The list of ICE servers is passed in the constructor, the local stream is obtained through navigator.getUserMedia() and added afterwards.
2. Using that connection A creates a SDP(session description protocol) offer.
3. A signals B the offer
3. When B receives the SDP offer from A (or even before) will create the RTCPeerConnection like in step 1.
4. B will set the remote session description like RTCPeerConnection.setRemoteDescription(new RTCSessionDescription(SDPOfferFromA)), where SDPOfferFromA is the JSON object received through the signaling channel.
5. B will create a SDP answer.
6. B signals A the answer
7. When A receives the answer, sets the remote description like in step 4, using SDPAnswerFromB.
8. Asynchronously, when a new ICE candidate is discovered and presented through the onicecandidate event of RTCPeerConnection, A (or B) should signal it to B (or A). When the other party receives it, B (or A) will add it using RTCPeerConnection.addIceCandidate(new RTCIceCandidate(candidateDescriptionReceived)).

Again, theoretically. In practice …

First of all, because WebRTC is not final, but in draft state, all the types are prefixed, like mozRTCPeerConnection (in Firefox) or webkitRTCPeerConnection (in Chrome and Opera). But this can be easily fixed.

window.RTCPeerConnection = window.RTCPeerConnection || window.webkitRTCPeerConnection || window.mozRTCPeerConnection;

.

Then it comes the ICE candidates part. In Firefox the ICE candidates must be gathered before creating an SDP offer or answer. So before creating an offer/answer, check RTCPeerConnection.iceGatheringState and do it only if it is "complete".

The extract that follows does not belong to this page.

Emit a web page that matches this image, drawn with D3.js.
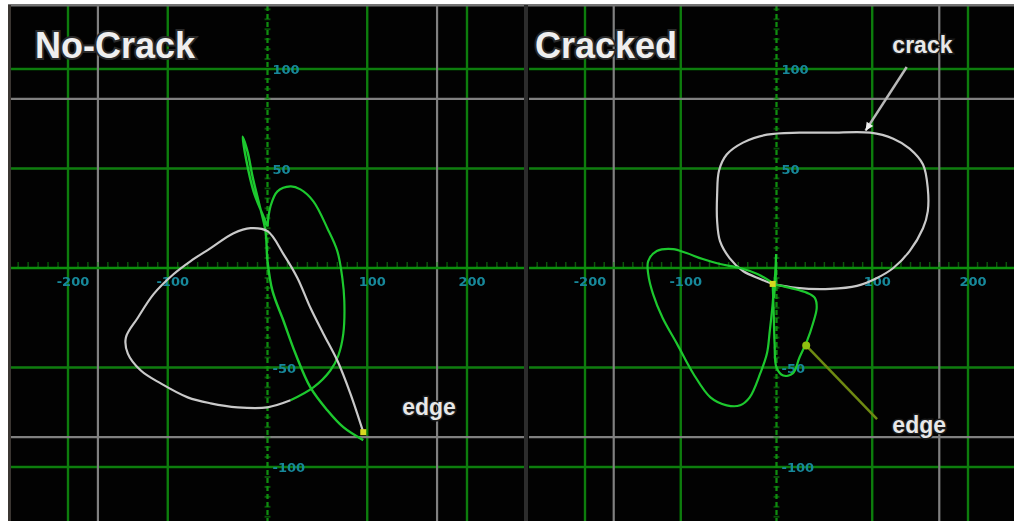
<!DOCTYPE html>
<html>
<head>
<meta charset="utf-8">
<script src="https://cdn.jsdelivr.net/npm/d3@7"></script>
<style>
  html, body { margin: 0; padding: 0; background: #fff; }
  svg { display: block; }
</style>
</head>
<body>
<div id="chart"></div>
<script>
(function () {
    const width = 1014, height = 521;

    // ── DATA ───────────────────────────────────────────────────────────────
    const gridX = [-200, -100, 0, 100, 200];
    const gridY = [-100, -50, 0, 50, 100];
    const xTickLabels = [-200, -100, 100, 200];
    const yTickLabels = [100, 50, -50, -100];
    const alarmX = [-170, 170];
    const alarmY = [-85, 85];

    const panelTitles = ["No-Crack", "Cracked"];

    // No-Crack: white trace (edge point -> centre -> loop round the left)
    const noCrackWhite = [
        [96, -82.5], [83, -63], [70, -46.5], [56, -33], [43, -20], [30, -5], [16, 7], [0, 18.5],
        [-17, 20], [-34, 17.5], [-57, 10], [-77, 3.5], [-94, -3], [-114, -13], [-130, -25],
        [-142, -35], [-140, -43], [-127, -51.5], [-107, -58], [-80, -65], [-57, -68],
        [-30, -70], [0, -70], [23, -66.5]
    ];
    // No-Crack: green lobe that continues from the white trace
    const noCrackGreenLobe = [
        [23, -66.5], [46, -60], [63, -51.5], [71, -44], [76, -33], [77, -16.5], [75, -5],
        [70, 8.5], [60, 20], [46, 33.5], [33, 39.5], [23, 41], [10, 38.5], [3, 31], [0, 21]
    ];
    // No-Crack: green spike above centre and the run down to the edge
    const noCrackGreenSpike = [
        [0, 21], [-5, 27], [-14, 38.5], [-21, 53.5], [-25, 66], [-20, 58.5], [-15, 46],
        [-9, 33.5], [-2, 18.5], [0, 3.5], [5, -11.5], [16, -26.5], [28, -43], [43, -60],
        [60, -71.5], [76, -80], [96, -86.5]
    ];

    // Cracked: white crack loop
    const crackedWhite = [
        [-4, -8], [-17, -5.5], [-35, -1.5], [-49, 5], [-59, 13.5], [-62, 23.5], [-62, 37],
        [-60, 49], [-52, 57], [-35, 63], [-10, 67], [24, 68], [56, 68], [98, 68], [122, 65],
        [139, 60], [153, 52], [158, 40], [158, 28.5], [153, 20], [139, 8.5], [122, 0],
        [105, -5], [84, -9], [56, -10.5], [21, -10], [-4, -8]
    ];
    // Cracked: green edge lobes
    const crackedGreenLeft = [
        [-4, -7.5], [-20, -3], [-38, 0], [-59, 2], [-77, 4.5], [-94, 7.5], [-108, 9.5],
        [-125, 8.5], [-134, 3.5], [-134, -3], [-129, -13], [-119, -25], [-104, -38],
        [-87, -53], [-69, -65], [-52, -69], [-38, -69], [-28, -65], [-17, -53], [-10, -43],
        [-7, -31.5], [-4, -18], [-3, -10]
    ];
    const crackedGreenRight = [
        [-4, -8], [14, -10], [32, -12.5], [40, -15], [42, -20], [38, -28], [32, -36.5],
        [24, -45], [17, -53], [7, -54], [0, -50], [-2, -38], [-3, -21.5], [-4, -8]
    ];
    const crackedGreenStem = [[0, 7], [-1, -3], [-3, -15]];

    // annotations: label position, optional arrow from/to (all in trace units)
    const noCrackEdge = { text: "edge", at: [135, -74] };
    const crackedCrack = { text: "crack", at: [121, 108], from: [136, 101], to: [93, 69] };
    const crackedEdge = { text: "edge", at: [121, -83], from: [105, -76], to: [31, -39] };

    // ── COLOURS ────────────────────────────────────────────────────────────
    const C = {
        bg: "#020202",
        grid: "#0b7d0b",
        alarm: "#808080",
        axis: "#0f8f0f",
        green: "#1ec82e",
        white: "#c9c9c9",
        tick: "#17889a",
        edgeArrow: "#6f8a12",
        dot: "#d8d820"
    };

    // ── SVG SETUP ──────────────────────────────────────────────────────────
    const svg = d3.select("#chart").append("svg")
        .attr("width", width).attr("height", height)
        .attr("viewBox", `0 0 ${width} ${height}`);

    const defs = svg.append("defs");
    defs.append("filter").attr("id", "soft")
        .append("feGaussianBlur").attr("stdDeviation", 0.7);
    defs.append("filter").attr("id", "soft2")
        .append("feGaussianBlur").attr("stdDeviation", 0.45);

    svg.append("rect").attr("width", width).attr("height", height).attr("fill", "#fff");
    svg.append("rect").attr("x", 8).attr("y", 5).attr("width", width - 8).attr("height", height - 5)
        .attr("fill", C.bg);

    const panels = [
        { x0: 11, x1: 526, range: [68, 467], title: panelTitles[0], tx: 35 },
        { x0: 529, x1: 1014, range: [585, 968], title: panelTitles[1], tx: 535 }
    ];
    const y = d3.scaleLinear().domain([-100, 100]).range([467, 69]);

    const line = xs => d3.line()
        .x(d => xs(d[0])).y(d => y(d[1]))
        .curve(d3.curveCatmullRom.alpha(0.5));

    panels.forEach((p, i) => {
        const x = d3.scaleLinear().domain([-200, 200]).range(p.range);
        p.x = x;
        defs.append("clipPath").attr("id", "clip" + i)
            .append("rect").attr("x", p.x0).attr("y", 6).attr("width", p.x1 - p.x0).attr("height", height - 6);

        const g = svg.append("g").attr("clip-path", `url(#clip${i})`);
        p.g = g;

        // grid
        const grid = g.append("g").attr("filter", "url(#soft2)");
        grid.selectAll(".gx").data(gridX.filter(v => v !== 0)).enter().append("line")
            .attr("x1", d => x(d)).attr("x2", d => x(d))
            .attr("y1", 6).attr("y2", height)
            .attr("stroke", C.grid).attr("stroke-width", 2.4);
        grid.selectAll(".gy").data(gridY.filter(v => v !== 0)).enter().append("line")
            .attr("x1", p.x0).attr("x2", p.x1)
            .attr("y1", d => y(d)).attr("y2", d => y(d))
            .attr("stroke", C.grid).attr("stroke-width", 2.4);

        // alarm box lines
        grid.selectAll(".ax").data(alarmX).enter().append("line")
            .attr("x1", d => x(d)).attr("x2", d => x(d))
            .attr("y1", 6).attr("y2", height)
            .attr("stroke", C.alarm).attr("stroke-width", 2.2);
        grid.selectAll(".ay").data(alarmY).enter().append("line")
            .attr("x1", p.x0).attr("x2", p.x1)
            .attr("y1", d => y(d)).attr("y2", d => y(d))
            .attr("stroke", C.alarm).attr("stroke-width", 2.2);

        // centre axes with minor ticks
        grid.append("line")
            .attr("x1", p.x0).attr("x2", p.x1).attr("y1", y(0)).attr("y2", y(0))
            .attr("stroke", C.axis).attr("stroke-width", 2.4);
        grid.append("line")
            .attr("x1", x(0)).attr("x2", x(0)).attr("y1", 6).attr("y2", height)
            .attr("stroke", C.axis).attr("stroke-width", 2.2)
            .attr("stroke-dasharray", "5,3");
        const hx = d3.range(-260, 260, 10).filter(v => v !== 0);
        grid.selectAll(".hx").data(hx).enter().append("line")
            .attr("x1", d => x(d)).attr("x2", d => x(d))
            .attr("y1", y(0) - 6).attr("y2", y(0))
            .attr("stroke", C.axis).attr("stroke-width", 1.5).attr("opacity", 0.6);
        const vy = d3.range(-130, 131, 5).filter(v => v !== 0);
        grid.selectAll(".vy").data(vy).enter().append("line")
            .attr("x1", x(0) - 3).attr("x2", x(0) + 3)
            .attr("y1", d => y(d)).attr("y2", d => y(d))
            .attr("stroke", C.axis).attr("stroke-width", 2).attr("opacity", 0.55);

        // tick labels
        const tl = g.append("g").attr("filter", "url(#soft)")
            .attr("font-family", "DejaVu Sans, sans-serif").attr("font-weight", "bold")
            .attr("font-size", 13).attr("fill", C.tick);
        tl.selectAll(".xl").data(xTickLabels).enter().append("text")
            .attr("x", d => x(d) + 5).attr("y", y(0) + 18)
            .attr("text-anchor", "middle").text(d => d);
        tl.selectAll(".yl").data(yTickLabels).enter().append("text")
            .attr("x", x(0) + 5).attr("y", d => y(d) + 5)
            .text(d => d);
    });

    // ── TRACES ─────────────────────────────────────────────────────────────
    function trace(p, data, color, w) {
        p.g.append("path").datum(data)
            .attr("d", line(p.x))
            .attr("fill", "none").attr("stroke", color)
            .attr("stroke-width", w || 2.2).attr("stroke-linejoin", "round")
            .attr("filter", "url(#soft2)");
    }

    const L = panels[0], R = panels[1];
    trace(L, noCrackGreenLobe, C.green);
    trace(L, noCrackGreenSpike, C.green, 2.4);
    trace(L, noCrackWhite, C.white);
    L.g.append("rect")
        .attr("x", L.x(noCrackWhite[0][0]) - 3).attr("y", y(noCrackWhite[0][1]) - 3)
        .attr("width", 6).attr("height", 6).attr("fill", C.dot);

    trace(R, crackedWhite, C.white);
    trace(R, crackedGreenLeft, C.green);
    trace(R, crackedGreenRight, C.green);
    trace(R, crackedGreenStem, C.green, 3);
    R.g.append("rect")
        .attr("x", R.x(crackedWhite[0][0]) - 3).attr("y", y(crackedWhite[0][1]) - 3)
        .attr("width", 6).attr("height", 6).attr("fill", C.dot);

    // ── ANNOTATIONS ────────────────────────────────────────────────────────
    function label(p, a, size) {
        p.g.append("text")
            .attr("x", p.x(a.at[0])).attr("y", y(a.at[1]))
            .attr("font-family", "Liberation Sans, Arial, sans-serif").attr("font-weight", "bold")
            .attr("font-size", size).attr("fill", "#e8e8e8")
            .attr("stroke", "#1a1a1a").attr("stroke-width", 3).attr("paint-order", "stroke")
            .text(a.text);
    }
    function arrow(p, a, color, head) {
        const x1 = p.x(a.from[0]), y1 = y(a.from[1]), x2 = p.x(a.to[0]), y2 = y(a.to[1]);
        p.g.append("line").attr("x1", x1).attr("y1", y1).attr("x2", x2).attr("y2", y2)
            .attr("stroke", color).attr("stroke-width", 2.5);
        const ang = Math.atan2(y2 - y1, x2 - x1), s = 9;
        if (head) {
            p.g.append("path")
                .attr("d", `M${x2},${y2}L${x2 - s * Math.cos(ang - 0.45)},${y2 - s * Math.sin(ang - 0.45)}` +
                    `L${x2 - s * Math.cos(ang + 0.45)},${y2 - s * Math.sin(ang + 0.45)}Z`)
                .attr("fill", "#eee");
        } else {
            p.g.append("circle").attr("cx", x2).attr("cy", y2).attr("r", 4).attr("fill", "#8fbf10");
        }
    }

    label(L, noCrackEdge, 23);
    arrow(R, crackedCrack, "#b8b8b8", true);
    label(R, crackedCrack, 23);
    arrow(R, crackedEdge, C.edgeArrow, false);
    label(R, crackedEdge, 23);

    // titles
    panels.forEach(p => {
        svg.append("text")
            .attr("x", p.tx).attr("y", 58)
            .attr("font-family", "Liberation Sans, Arial, sans-serif").attr("font-weight", "bold")
            .attr("font-size", 36).attr("fill", "#efefef")
            .attr("stroke", "#2a2a2a").attr("stroke-width", 4).attr("paint-order", "stroke")
            .text(p.title);
    });

    // ── FRAME ──────────────────────────────────────────────────────────────
    svg.append("rect").attr("x", 8).attr("y", 4).attr("width", width - 8).attr("height", 2.5).attr("fill", "#747474");
    svg.append("rect").attr("x", 8).attr("y", 5).attr("width", 3).attr("height", height - 5).attr("fill", "#3b3632");
    svg.append("rect").attr("x", 524).attr("y", 5).attr("width", 4).attr("height", height - 5).attr("fill", "#2c2c2c");
})();
</script>
</body>
</html>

There are also few inconsistencies when it comes to the media constraints passed to navigator.getUserMedia().

In the end, I can conclude that WebRTC is really cool and you can build media application in matter of tens or hundreds of lines of code. I guess it could have been designed to be easier to use. Even though there are a lot of opinions stating that the signaling protocol is better left out of the standard, I still think that it will be better if an optional one is included. Or at least a minimal easy to implement API.